On Thursday, we American citizens celebrated our nation’s hard-won independence from the Kingdom of Great Britain, which today is officially known as the United Kingdom.

Interestingly, the legal separation of our 13 colonies from Great Britain officially occurred on July 2, 1776, when the Continental Congress voted to approve a resolution of independence. The Declaration of Independence, the beautiful, powerful piece of writing mostly penned by Thomas Jefferson, was debated and approved on July 4.

Historians aren’t unanimous on whether or not the declaration was actually signed on July 4.

Signing the declaration was an act of real courage by the 56 men who did so. If captured, all would have been considered traitors to the British crown.

Ironically, Jefferson and John Adams, both signers of the declaration and former presidents, died within hours of each other on July 4, 1826.

These two men, both stubborn and proud, bitterly disagreed about the role and scope of government, and didn’t communicate with each other for years. This disagreement has been carried forward through the years.

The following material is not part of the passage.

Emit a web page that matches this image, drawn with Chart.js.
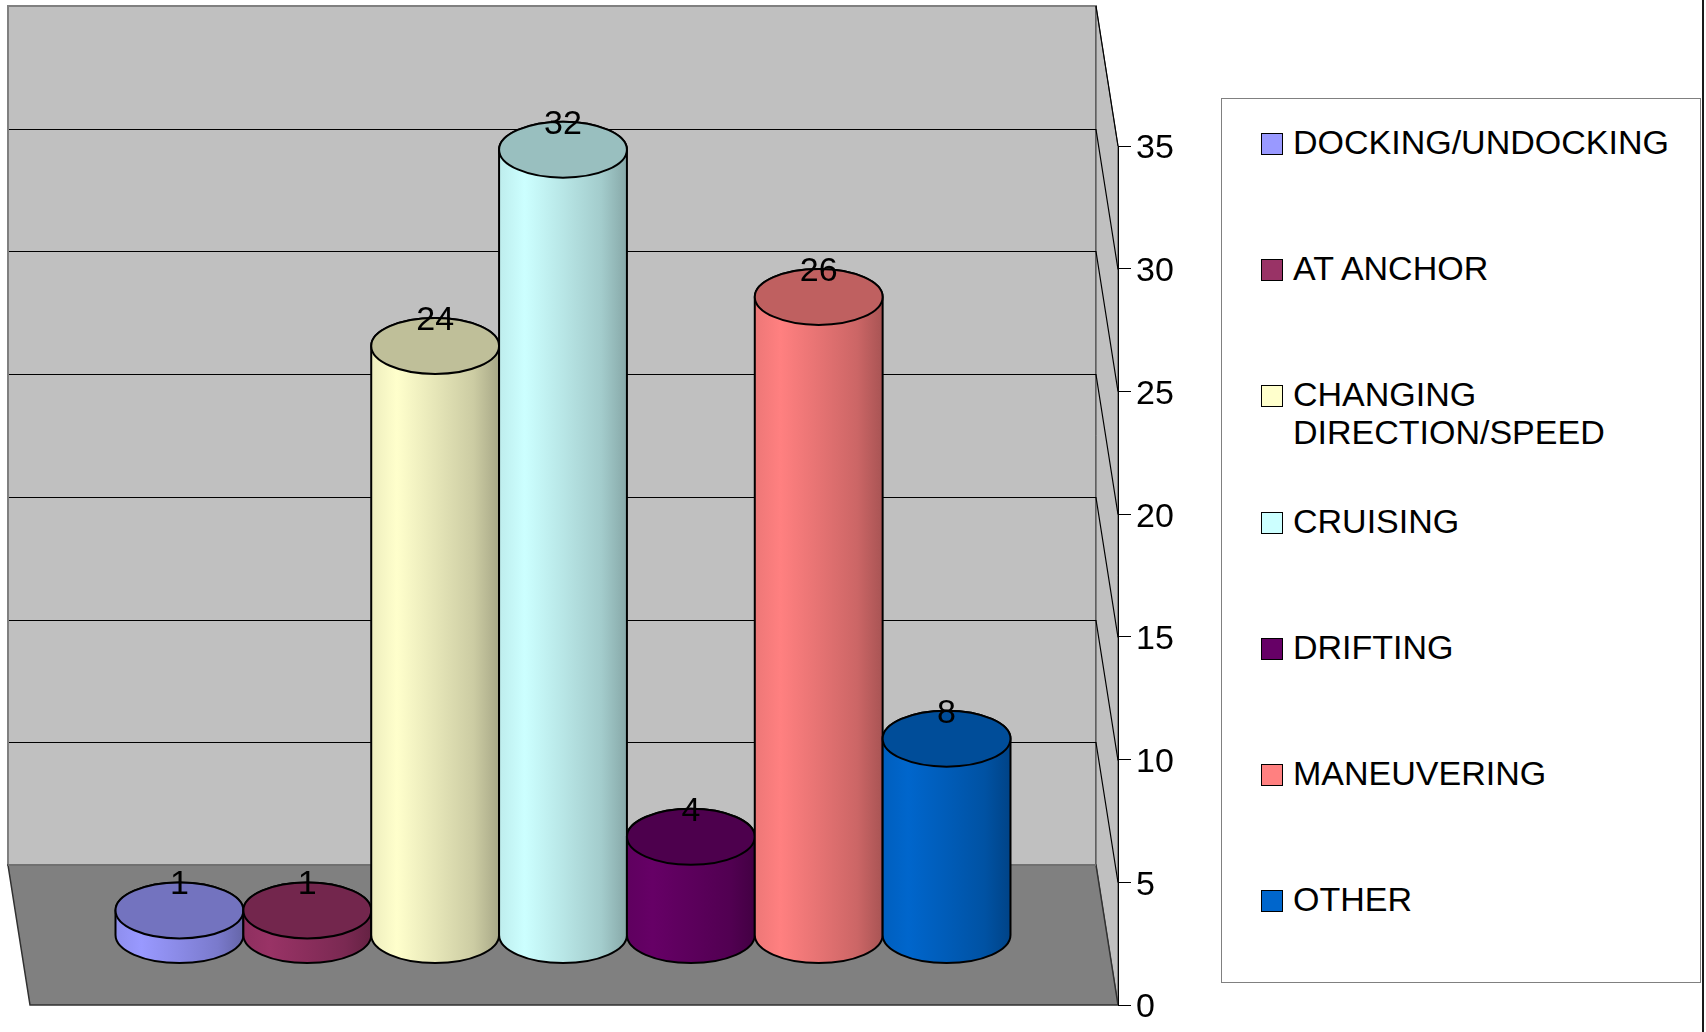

Traditionally, Republicans—though around as a party only since the Lincoln presidency-- have harped on the need for smaller government and fewer regulations on public and private activities. Many argue that we don’t need a “nanny state,” where the government underwrites and directs citizens’ lives.

Traditional Democrats, on the other hand, believe government should be used to enhance the lives of the people and act as a brake on any gravitation toward unscrupulous or harmful behavior.

Late in life, Jefferson and Adams did resolve their hard feelings through a series of letters.

Adams was a federalist, believing in a strong central government, while Jefferson staunchly maintained that a state’s rights should hold sway. One saw the federal government as a means of unity and order, while the other, Jefferson, viewed with suspicion a powerful central government as a likely menace to freedom.

Balancing the need for a strong central government with the desire for as much freedom as possible remains a challenge. When you boil down the greed, hunger for power and mean-spiritedness that define the current climate in Congress, the fundamental core remains a dispute about the role of government.

Ben Franklin, at age 70, was the oldest signer of the declaration, while Edward Rutledge, a lawyer from Charleston, S.C., was the youngest, at only 26 years of age. That’s quite a responsibility at such a young age. He also served as governor of South Carolina from 1798 to 1800, dying before the end of his term.

Every man signing the declaration understood that he might be signing his own death warrant. Declaring independence from the British crown was an overt act of treason, one leading to insurrection. If the colonies hadn’t won the ensuing Revolutionary War, each signer could well have been executed.

The Flag of the United States, as it is officially denoted, was adopted by Congress on June 14, 1777, though an official announcement wasn’t made until Sept. 3, 1777. It seems that historical research has been unable to definitively establish that Betsy Ross actually made the first American flag, though it does make for a good story.

The symbolic nature of the flag was clearly defined by the Continental Congress, which specified, “White signifies Purity and Innocence; Red, Hardiness and Valor; and Blue, Vigilance, Perseverance and Justice.”

The stars, set in white on a rectangular blue field or canton, represent the 50 states of the Union. The 13 horizontal stripes, alternating red and white, symbolize the 13 colonies originally comprising our country.

The colors red, white and blue, symbolizing colonial unity, were first used in a flag in New England in 1737, according to one website. This flag was blue with a white canton quartered by a red cross. In an upper quarter of the canton was a globe symbolizing the New World.

These high ideals were put to the test with the Declaration of Independence and subsequent war with Great Britain, setting our proud nation on the path of freedom it still roams today. Despite assaults on our democratic values and norms, our manner of government has stood the test of time. Messy as it can be, I believe the American social experiment has resulted in the best form of government ever devised.

These days, we Americans celebrate Independence Day with fireworks, parades, cookouts and family and community gatherings. We take this day to show respect for our independence, the freedom to live as we wish, to worship as we choose and to say whatever it is we want to say in whichever forum we individually deem proper.